Meditation Can Help Relieve Migraine Pain
Source: Natural News
According to researchers at Wake Forest Baptist Medical Center in North Carolina, meditation has been found to be beneficial for those dealing with the bothersome effects of migraines. Nineteen adults were divided into two groups where 10 of them received mindfulness-based stress reduction (MBSR), which combines yoga and standardized meditation, and nine received common medical care.
Those receiving MBSR participated in eight weekly classes in order to learn meditation techniques and were asked to engage in the process on their own at least five additional days weekly for 45 minutes and to keep track of progress in journals. The other group was given prescriptions and asked to return for follow-up visits.
"We found that MBSR participants had trends of fewer migraines that were less severe," said Rebecca Erwin Wells, an assistant professor of neurology at Wake Forest Baptist Medical Center. Furthermore, she explains that the participants also developed a heightened sense of mindfulness and feelings of control over their pain, additional benefits that came without the sometimes adverse reactions or lack of adherence that results when more conventional medical methods are recommended.
Other natural ways to relieve migraine headache
According to the Mayo Clinic, migraines occur when there is intense throbbing in the head which is typically preceded or accompanied by light and sound sensitivities, flashes of light, arm tingling or nausea. The Clinic lists proper rest and meditation as one of their migraine self-care recommendations.

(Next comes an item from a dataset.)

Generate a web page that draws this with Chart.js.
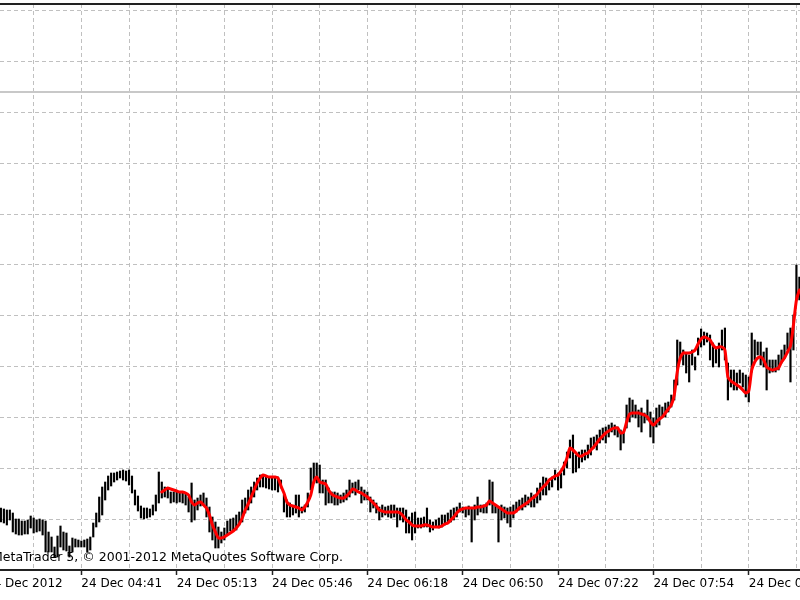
<!DOCTYPE html>
<html><head><meta charset="utf-8">
<script src="https://cdn.jsdelivr.net/npm/chart.js@4/dist/chart.umd.min.js"></script>
<style>html,body{margin:0;padding:0;background:#fff;overflow:hidden}canvas{display:block}</style>
</head><body>
<canvas id="c" width="800" height="600"></canvas>
<script>
// Price values in points (one-minute bars, high / low)
const barHigh = [
 92,91,90,90,87,81,81,79,79,80,
 84,82,80,81,80,79,68,63,53,64,
 74,68,67,54,62,61,60,59,60,61,
 63,77,87,103,113,118,124,127,127,128,
 129,130,129,130,124,110,104,94,92,92,
 91,95,105,128,118,113,112,108,108,108,
 107,107,107,103,117,100,102,105,107,102,
 93,83,78,73,68,72,79,81,82,85,
 88,100,102,110,113,118,122,125,124,123,
 122,122,123,123,120,105,100,97,93,105,
 105,93,95,107,132,137,137,135,120,120,
 112,108,108,107,105,107,110,120,117,118,
 120,113,110,108,103,100,97,93,95,93,
 94,95,95,92,92,92,90,83,87,88,
 82,82,83,92,80,78,80,82,85,85,
 87,90,92,93,97,93,92,94,92,95,
 103,95,95,97,120,118,95,93,95,93,
 92,93,95,98,100,102,105,103,107,105,
 112,117,123,122,118,123,130,127,127,138,
 148,160,165,145,148,150,150,155,162,163,
 165,170,172,173,175,177,175,173,170,168,
 195,202,200,195,190,192,187,200,188,182,
 192,195,193,197,198,205,220,260,258,250,
 247,245,250,243,262,271,268,267,265,257,
 253,257,270,272,237,230,230,227,230,227,
 225,223,267,260,258,258,248,252,240,240,
 240,245,250,255,267,272,285,335,323
];
const barLow = [
 78,77,75,80,68,66,65,65,66,66,
 72,67,68,69,65,48,48,48,43,43,
 53,50,49,43,48,53,53,53,53,48,
 50,63,73,78,85,100,110,114,118,120,
 122,120,119,115,107,95,89,82,81,82,
 83,85,89,97,102,103,102,97,98,97,
 98,97,95,88,78,80,90,94,95,83,
 68,60,52,52,57,60,65,69,70,70,
 75,78,87,90,97,103,110,113,113,112,
 111,110,110,108,112,88,83,83,85,87,
 83,87,88,93,110,117,117,107,107,95,
 97,97,95,95,97,98,100,103,107,105,
 110,97,100,100,88,92,87,80,83,85,
 83,82,83,73,80,78,67,67,60,67,
 72,72,73,73,68,70,73,72,73,75,
 77,78,80,83,88,87,83,85,58,80,
 85,88,87,87,95,87,87,58,80,82,
 77,73,82,88,90,90,93,95,93,93,
 97,100,105,105,110,113,120,110,112,125,
 132,142,127,128,132,138,140,142,145,152,
 150,157,160,157,163,168,165,163,150,157,
 172,178,183,182,173,168,177,180,163,157,
 173,175,183,183,188,193,200,215,240,235,
 227,218,235,230,245,253,255,258,240,233,
 237,233,250,240,200,213,210,210,217,213,
 203,198,228,240,245,235,233,210,227,228,
 228,230,237,242,250,218,250,300,300
];
// Moving average (red), starting at bar 54
const maStartIndex = 54;
const maValues = [
 108,110,112,111,110,109,108,108,107,105,
 98,95,97,98,95,92,85,75,68,62,
 62,63,65,67,69,72,76,82,90,96,
 103,110,117,122,125,124,123,123,123,122,
 114,107,98,95,94,93,92,90,93,98,
 105,118,123,118,117,116,110,106,104,103,
 102,102,104,107,111,110,108,107,105,103,
 100,97,94,90,89,88,88,88,88,88,
 87,84,80,78,75,74,74,74,75,75,
 74,73,73,73,74,76,77,80,83,87,
 90,91,92,92,92,92,93,93,94,95,
 99,97,95,93,91,89,87,87,87,89,
 92,94,96,98,101,103,106,110,113,116,
 120,122,124,125,129,134,142,152,150,147,
 144,144,146,147,150,153,157,161,164,167,
 169,171,172,172,167,168,178,186,187,187,
 187,186,185,183,178,175,178,181,183,187,
 191,195,205,228,242,247,247,247,248,250,
 256,261,263,262,260,255,252,253,253,250,
 223,219,217,215,213,210,207,209,230,238,
 242,243,240,233,231,230,231,232,238,242,
 248,254,275,300,310
];
const tickBars = [-5, 27, 59, 91, 123, 155, 187, 219, 251];
const tickLabels = ['24 Dec 2012','24 Dec 04:41','24 Dec 05:13','24 Dec 05:46','24 Dec 06:18','24 Dec 06:50','24 Dec 07:22','24 Dec 07:54','24 Dec 08:26'];
const gridBars = [11,27,43,59,75,91,107,123,139,155,171,187,203,219,235,251,267];
const priceGrid = [81,131.8,182.6,233.4,284.2,335,385.8,436.6,487.4,538.2,589];
const priceLine = 508;
const copyright = 'MetaTrader 5, \u00A9 2001-2012 MetaQuotes Software Corp.';

const FONT = '"DejaVu Sans", sans-serif';
const labelMap = {};
tickBars.forEach((b, i) => { labelMap[b] = tickLabels[i]; });

const decor = {
  id: 'decor',
  beforeDraw(chart) {
    const ctx = chart.ctx;
    ctx.save(); ctx.fillStyle = '#fff'; ctx.fillRect(0, 0, chart.width, chart.height); ctx.restore();
  },
  beforeDatasetsDraw(chart) {
    const {ctx, chartArea: a, scales: {y}} = chart;
    const py = Math.round(y.getPixelForValue(priceLine));
    ctx.save();
    ctx.strokeStyle = '#c8c8c8'; ctx.lineWidth = 2;
    ctx.beginPath(); ctx.moveTo(a.left, py); ctx.lineTo(a.right, py); ctx.stroke();
    ctx.strokeStyle = '#222'; ctx.lineWidth = 2;
    ctx.beginPath(); ctx.moveTo(0, a.top); ctx.lineTo(chart.width, a.top); ctx.stroke();
    ctx.restore();
  },
  afterDraw(chart) {
    const {ctx, chartArea: a} = chart;
    ctx.save();
    ctx.font = '12.5px ' + FONT; ctx.fillStyle = '#000';
    ctx.textBaseline = 'middle'; ctx.textAlign = 'left';
    ctx.fillText(copyright, -8, a.bottom - 12);
    ctx.restore();
  }
};

new Chart(document.getElementById('c'), {
  type: 'bar',
  data: {
    datasets: [
      {
        type: 'line',
        data: maValues.map((v, k) => ({x: maStartIndex + k, y: v})),
        borderColor: '#ff0000', borderWidth: 3, pointRadius: 0, tension: 0.25,
        borderJoinStyle: 'round', borderCapStyle: 'round', order: 0
      },
      {
        type: 'bar',
        data: barHigh.map((h, i) => ({x: i, y: [barLow[i], h]})),
        backgroundColor: '#000', borderWidth: 0, barThickness: 1.5, grouped: false, order: 1
      }
    ]
  },
  options: {
    responsive: false, animation: false, devicePixelRatio: 1,
    layout: {padding: {top: 4, left: 0, right: 0, bottom: 0}},
    plugins: {legend: {display: false}, tooltip: {enabled: false}},
    scales: {
      x: {
        type: 'linear', min: -0.3, max: 268.2, offset: false,
        afterBuildTicks: s => { s.ticks = [-5, ...gridBars].map(v => ({value: v})); },
        afterFit: s => { s.height = 30; s.paddingLeft = 0; s.paddingRight = 0; },
        ticks: {
          autoSkip: false, maxRotation: 0, minRotation: 0, align: 'start', padding: 2,
          color: '#000', font: {family: FONT, size: 12},
          callback: v => (labelMap[v] !== undefined ? labelMap[v] : '')
        },
        grid: {
          offset: false, color: '#c0c0c0', lineWidth: 1, drawTicks: true, tickLength: 5,
          tickWidth: 1.5, tickBorderDash: [],
          tickColor: c => (c.tick && labelMap[c.tick.value] !== undefined) ? '#222' : 'rgba(0,0,0,0)'
        },
        border: {display: true, color: '#222', width: 2, dash: [4, 3]}
      },
      y: {
        type: 'linear', min: 30, max: 596,
        afterBuildTicks: s => { s.ticks = priceGrid.map(v => ({value: v})); },
        afterFit: s => { s.width = 0; },
        ticks: {display: false},
        grid: {color: '#c0c0c0', lineWidth: 1, drawTicks: false},
        border: {display: false, dash: [4, 3]}
      }
    }
  },
  plugins: [decor]
});
</script>
</body></html>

In addition to MBSR, those who experience migraines and headaches may also want to consider eating more protein-rich foods such as beans and ones that help regulate blood sugar like whole wheat. Harvard Medical School experts explain that eating foods which keep blood sugar stable can help prevent migraines. Furthermore, it's also suggested to eat frequently, enjoying several small, healthy meals throughout the day, and making sure to stay hydrated.
"For the approximate 36 million Americans who suffer from migraines, there is big need for non-pharmaceutical treatment strategies, and doctors and patients should know that MBSR is a safe intervention that could potentially decrease the impact of migraines," said Wells.